I am not vouching for the veracity of all this, but all testing was performed by an engineering student at Union College in NY.
OoooooooooKaaaaayyyyyyy, we need to take this with a BIG slab of salt.
A partially faired motorcycle is about the most complex aerodynamic object on the planet. The flow is virtually all separated (not "turbulent") aft of the engine and rider. Forks, radiators and fairings create as much stagnation as they do streamlining.
Tails make the largest difference to separation drag and stability, visit
www.ihpva.org and explore the links. Recumbants with no front and elaborate tail fairings out-perform bikes with front fairings and no tails. I didn't see anything in the research about stabilizing the aft separation into stable vortex flow, let alone designing a tail that would prevent the separation like Bub-7. Making a slightly larger passenger seat pad buried in the separation shadow of the rider would have little effect, and he did find that. It shouldn't have taken CFD.

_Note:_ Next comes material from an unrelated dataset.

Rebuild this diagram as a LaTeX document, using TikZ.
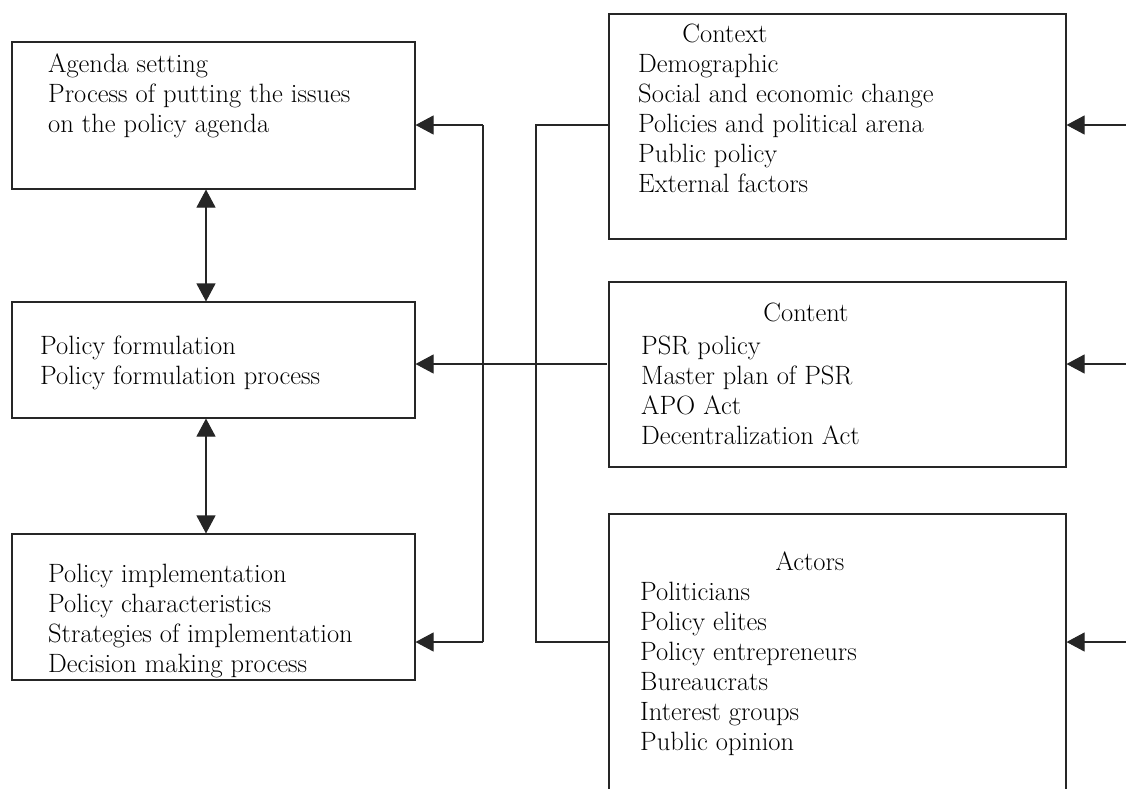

What the researcher did here was a simplified motorcycle model, probably of himself or a friend. To get the mesh of this model accurate enough to see all of the separation and other effects would take upwards of a billion nodes. To accurately mesh just the fork/brake/rotating-wheel interaction would take millions of model nodes, he didn't go that far, so the drag numbers are nothing more than WAG's. The conclusions are even more so: they contradict the well-researched 50-year database of HPV science. His work may still have value, and like any CFD researcher, he needs to resolve some of these blanket statements with the proven knowledge and data from real-world vehicles that have run for decades contradicting his conclusions.
In other words, get off the computer and tuft it.